GIVEN TASK: Output exactly the lines from the first one down to the line containing "(873,0) -- (873,92);", inclusive.

DATA EXCERPT:

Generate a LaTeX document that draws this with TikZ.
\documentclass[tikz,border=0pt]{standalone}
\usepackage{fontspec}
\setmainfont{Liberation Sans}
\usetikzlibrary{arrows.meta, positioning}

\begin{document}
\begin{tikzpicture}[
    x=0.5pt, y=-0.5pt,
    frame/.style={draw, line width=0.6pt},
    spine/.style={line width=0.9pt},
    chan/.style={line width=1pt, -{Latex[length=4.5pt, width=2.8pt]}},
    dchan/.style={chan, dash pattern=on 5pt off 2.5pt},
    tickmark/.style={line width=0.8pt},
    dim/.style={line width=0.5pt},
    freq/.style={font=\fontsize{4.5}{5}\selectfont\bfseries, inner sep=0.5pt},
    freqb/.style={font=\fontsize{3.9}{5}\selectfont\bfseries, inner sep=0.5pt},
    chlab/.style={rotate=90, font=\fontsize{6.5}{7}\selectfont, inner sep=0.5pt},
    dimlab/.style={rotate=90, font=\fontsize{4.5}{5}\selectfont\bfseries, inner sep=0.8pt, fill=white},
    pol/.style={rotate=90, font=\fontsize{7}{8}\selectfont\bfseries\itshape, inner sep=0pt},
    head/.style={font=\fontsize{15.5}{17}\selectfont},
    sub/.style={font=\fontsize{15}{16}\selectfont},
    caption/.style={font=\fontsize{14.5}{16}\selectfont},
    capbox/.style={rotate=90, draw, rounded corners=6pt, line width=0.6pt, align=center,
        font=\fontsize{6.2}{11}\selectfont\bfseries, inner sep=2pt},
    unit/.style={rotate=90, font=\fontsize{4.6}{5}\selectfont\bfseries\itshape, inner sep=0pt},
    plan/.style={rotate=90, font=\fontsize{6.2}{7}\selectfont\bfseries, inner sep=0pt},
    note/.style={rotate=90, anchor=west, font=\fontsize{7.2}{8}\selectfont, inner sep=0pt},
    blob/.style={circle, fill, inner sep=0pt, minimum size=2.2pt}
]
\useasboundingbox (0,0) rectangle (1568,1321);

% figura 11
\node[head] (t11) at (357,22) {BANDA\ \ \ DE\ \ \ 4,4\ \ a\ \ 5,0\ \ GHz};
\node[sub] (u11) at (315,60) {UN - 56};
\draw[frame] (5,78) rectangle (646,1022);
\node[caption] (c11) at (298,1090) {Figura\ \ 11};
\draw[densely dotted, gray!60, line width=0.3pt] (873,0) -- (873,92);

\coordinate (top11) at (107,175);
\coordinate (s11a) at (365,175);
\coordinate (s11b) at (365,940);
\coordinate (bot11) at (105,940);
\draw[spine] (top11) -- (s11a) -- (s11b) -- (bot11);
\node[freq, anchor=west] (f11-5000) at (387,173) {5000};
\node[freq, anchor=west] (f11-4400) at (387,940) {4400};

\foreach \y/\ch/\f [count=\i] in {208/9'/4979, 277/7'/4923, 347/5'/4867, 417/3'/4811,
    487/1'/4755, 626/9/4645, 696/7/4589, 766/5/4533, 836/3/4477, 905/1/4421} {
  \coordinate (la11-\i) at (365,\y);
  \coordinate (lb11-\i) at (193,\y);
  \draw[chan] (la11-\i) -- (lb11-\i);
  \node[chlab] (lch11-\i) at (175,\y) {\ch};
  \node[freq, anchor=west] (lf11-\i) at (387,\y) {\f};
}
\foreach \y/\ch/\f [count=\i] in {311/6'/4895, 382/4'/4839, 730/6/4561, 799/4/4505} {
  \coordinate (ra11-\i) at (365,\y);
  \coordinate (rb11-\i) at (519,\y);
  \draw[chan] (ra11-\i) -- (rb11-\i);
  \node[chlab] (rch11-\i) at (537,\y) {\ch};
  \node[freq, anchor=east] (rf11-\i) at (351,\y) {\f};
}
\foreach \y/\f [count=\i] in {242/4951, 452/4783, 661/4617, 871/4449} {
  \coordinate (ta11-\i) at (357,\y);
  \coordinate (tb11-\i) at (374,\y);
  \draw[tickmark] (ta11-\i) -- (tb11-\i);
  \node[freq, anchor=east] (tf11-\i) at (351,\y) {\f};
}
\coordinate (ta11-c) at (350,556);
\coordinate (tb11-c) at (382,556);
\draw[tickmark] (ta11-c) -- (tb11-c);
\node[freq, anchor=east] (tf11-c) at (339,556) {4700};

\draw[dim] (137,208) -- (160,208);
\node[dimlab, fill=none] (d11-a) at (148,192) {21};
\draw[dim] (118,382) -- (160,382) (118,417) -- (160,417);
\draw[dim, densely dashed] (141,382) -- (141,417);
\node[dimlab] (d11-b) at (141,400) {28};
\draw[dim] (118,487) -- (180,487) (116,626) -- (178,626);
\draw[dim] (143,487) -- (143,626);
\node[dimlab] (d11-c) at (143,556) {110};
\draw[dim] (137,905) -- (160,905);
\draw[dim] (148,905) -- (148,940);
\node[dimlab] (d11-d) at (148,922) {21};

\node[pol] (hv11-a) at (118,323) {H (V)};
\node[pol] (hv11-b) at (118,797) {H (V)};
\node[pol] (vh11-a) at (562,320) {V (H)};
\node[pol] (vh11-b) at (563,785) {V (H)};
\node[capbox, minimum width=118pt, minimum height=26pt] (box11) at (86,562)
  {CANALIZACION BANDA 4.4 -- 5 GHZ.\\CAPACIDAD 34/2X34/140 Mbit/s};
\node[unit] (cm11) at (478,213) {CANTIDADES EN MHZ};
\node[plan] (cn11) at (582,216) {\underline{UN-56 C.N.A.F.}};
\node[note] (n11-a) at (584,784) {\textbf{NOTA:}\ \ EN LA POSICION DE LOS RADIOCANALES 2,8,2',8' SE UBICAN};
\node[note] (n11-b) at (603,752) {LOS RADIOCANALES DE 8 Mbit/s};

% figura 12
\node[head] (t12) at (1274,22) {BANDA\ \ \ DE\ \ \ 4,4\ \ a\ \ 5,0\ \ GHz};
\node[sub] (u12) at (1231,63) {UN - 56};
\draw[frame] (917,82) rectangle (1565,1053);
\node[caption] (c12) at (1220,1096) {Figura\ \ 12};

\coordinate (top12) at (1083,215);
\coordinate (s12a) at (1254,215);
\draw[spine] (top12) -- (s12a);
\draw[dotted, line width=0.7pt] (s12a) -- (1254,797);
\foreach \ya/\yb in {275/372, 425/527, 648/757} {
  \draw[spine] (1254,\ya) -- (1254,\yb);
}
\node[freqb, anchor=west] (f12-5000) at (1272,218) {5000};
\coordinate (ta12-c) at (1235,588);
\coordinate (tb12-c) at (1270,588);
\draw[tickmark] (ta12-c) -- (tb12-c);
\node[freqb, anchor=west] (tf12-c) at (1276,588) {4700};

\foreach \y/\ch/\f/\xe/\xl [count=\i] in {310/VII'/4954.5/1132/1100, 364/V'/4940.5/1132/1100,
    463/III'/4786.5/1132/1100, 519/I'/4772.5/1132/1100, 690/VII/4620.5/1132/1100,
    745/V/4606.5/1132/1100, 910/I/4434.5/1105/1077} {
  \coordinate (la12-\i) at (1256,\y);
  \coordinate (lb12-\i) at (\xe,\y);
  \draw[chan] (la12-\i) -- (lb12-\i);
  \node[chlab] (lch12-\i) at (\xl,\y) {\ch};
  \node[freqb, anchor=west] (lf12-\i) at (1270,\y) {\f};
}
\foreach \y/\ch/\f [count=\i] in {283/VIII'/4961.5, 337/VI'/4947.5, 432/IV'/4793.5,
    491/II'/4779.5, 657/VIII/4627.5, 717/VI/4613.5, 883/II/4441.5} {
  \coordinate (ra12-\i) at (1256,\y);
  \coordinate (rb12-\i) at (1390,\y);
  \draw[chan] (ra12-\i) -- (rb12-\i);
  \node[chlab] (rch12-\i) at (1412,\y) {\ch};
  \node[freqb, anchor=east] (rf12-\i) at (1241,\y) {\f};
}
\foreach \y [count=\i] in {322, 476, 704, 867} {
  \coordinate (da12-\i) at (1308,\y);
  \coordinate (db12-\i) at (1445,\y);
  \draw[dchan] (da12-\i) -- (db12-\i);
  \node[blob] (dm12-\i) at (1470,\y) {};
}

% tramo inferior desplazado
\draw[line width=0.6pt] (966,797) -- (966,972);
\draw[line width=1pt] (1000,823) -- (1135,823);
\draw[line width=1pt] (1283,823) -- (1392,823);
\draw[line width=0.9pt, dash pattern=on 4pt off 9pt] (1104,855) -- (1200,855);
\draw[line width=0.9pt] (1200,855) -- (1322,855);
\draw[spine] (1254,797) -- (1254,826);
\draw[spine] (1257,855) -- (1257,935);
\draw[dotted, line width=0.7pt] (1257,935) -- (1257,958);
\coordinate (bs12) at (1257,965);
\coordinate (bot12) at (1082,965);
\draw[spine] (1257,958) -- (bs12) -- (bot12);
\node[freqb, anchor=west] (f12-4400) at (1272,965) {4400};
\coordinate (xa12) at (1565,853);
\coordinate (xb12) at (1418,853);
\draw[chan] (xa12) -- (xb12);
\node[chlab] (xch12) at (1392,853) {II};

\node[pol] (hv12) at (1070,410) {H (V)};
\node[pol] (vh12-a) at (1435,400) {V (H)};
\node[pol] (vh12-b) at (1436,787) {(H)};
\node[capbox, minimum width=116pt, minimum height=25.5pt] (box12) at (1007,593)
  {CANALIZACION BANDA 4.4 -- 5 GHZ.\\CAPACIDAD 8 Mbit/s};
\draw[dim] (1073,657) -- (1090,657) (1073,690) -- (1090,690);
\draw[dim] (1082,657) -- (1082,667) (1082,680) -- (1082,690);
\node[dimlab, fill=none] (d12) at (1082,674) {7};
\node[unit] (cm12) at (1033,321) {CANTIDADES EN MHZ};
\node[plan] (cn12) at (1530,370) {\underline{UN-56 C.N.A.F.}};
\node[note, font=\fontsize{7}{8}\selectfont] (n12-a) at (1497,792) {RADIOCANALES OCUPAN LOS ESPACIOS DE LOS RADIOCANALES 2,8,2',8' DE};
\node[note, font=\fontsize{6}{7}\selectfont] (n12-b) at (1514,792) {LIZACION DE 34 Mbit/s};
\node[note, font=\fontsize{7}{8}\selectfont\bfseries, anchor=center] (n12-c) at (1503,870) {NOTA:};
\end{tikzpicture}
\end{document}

WRITTEN SOLUTION:
Generate a LaTeX document that draws this with TikZ.
\documentclass[tikz,border=0pt]{standalone}
\usepackage{fontspec}
\setmainfont{Liberation Sans}
\usetikzlibrary{arrows.meta, positioning}

\begin{document}
\begin{tikzpicture}[
    x=0.5pt, y=-0.5pt,
    frame/.style={draw, line width=0.6pt},
    spine/.style={line width=0.9pt},
    chan/.style={line width=1pt, -{Latex[length=4.5pt, width=2.8pt]}},
    dchan/.style={chan, dash pattern=on 5pt off 2.5pt},
    tickmark/.style={line width=0.8pt},
    dim/.style={line width=0.5pt},
    freq/.style={font=\fontsize{4.5}{5}\selectfont\bfseries, inner sep=0.5pt},
    freqb/.style={font=\fontsize{3.9}{5}\selectfont\bfseries, inner sep=0.5pt},
    chlab/.style={rotate=90, font=\fontsize{6.5}{7}\selectfont, inner sep=0.5pt},
    dimlab/.style={rotate=90, font=\fontsize{4.5}{5}\selectfont\bfseries, inner sep=0.8pt, fill=white},
    pol/.style={rotate=90, font=\fontsize{7}{8}\selectfont\bfseries\itshape, inner sep=0pt},
    head/.style={font=\fontsize{15.5}{17}\selectfont},
    sub/.style={font=\fontsize{15}{16}\selectfont},
    caption/.style={font=\fontsize{14.5}{16}\selectfont},
    capbox/.style={rotate=90, draw, rounded corners=6pt, line width=0.6pt, align=center,
        font=\fontsize{6.2}{11}\selectfont\bfseries, inner sep=2pt},
    unit/.style={rotate=90, font=\fontsize{4.6}{5}\selectfont\bfseries\itshape, inner sep=0pt},
    plan/.style={rotate=90, font=\fontsize{6.2}{7}\selectfont\bfseries, inner sep=0pt},
    note/.style={rotate=90, anchor=west, font=\fontsize{7.2}{8}\selectfont, inner sep=0pt},
    blob/.style={circle, fill, inner sep=0pt, minimum size=2.2pt}
]
\useasboundingbox (0,0) rectangle (1568,1321);

% figura 11
\node[head] (t11) at (357,22) {BANDA\ \ \ DE\ \ \ 4,4\ \ a\ \ 5,0\ \ GHz};
\node[sub] (u11) at (315,60) {UN - 56};
\draw[frame] (5,78) rectangle (646,1022);
\node[caption] (c11) at (298,1090) {Figura\ \ 11};
\draw[densely dotted, gray!60, line width=0.3pt] (873,0) -- (873,92);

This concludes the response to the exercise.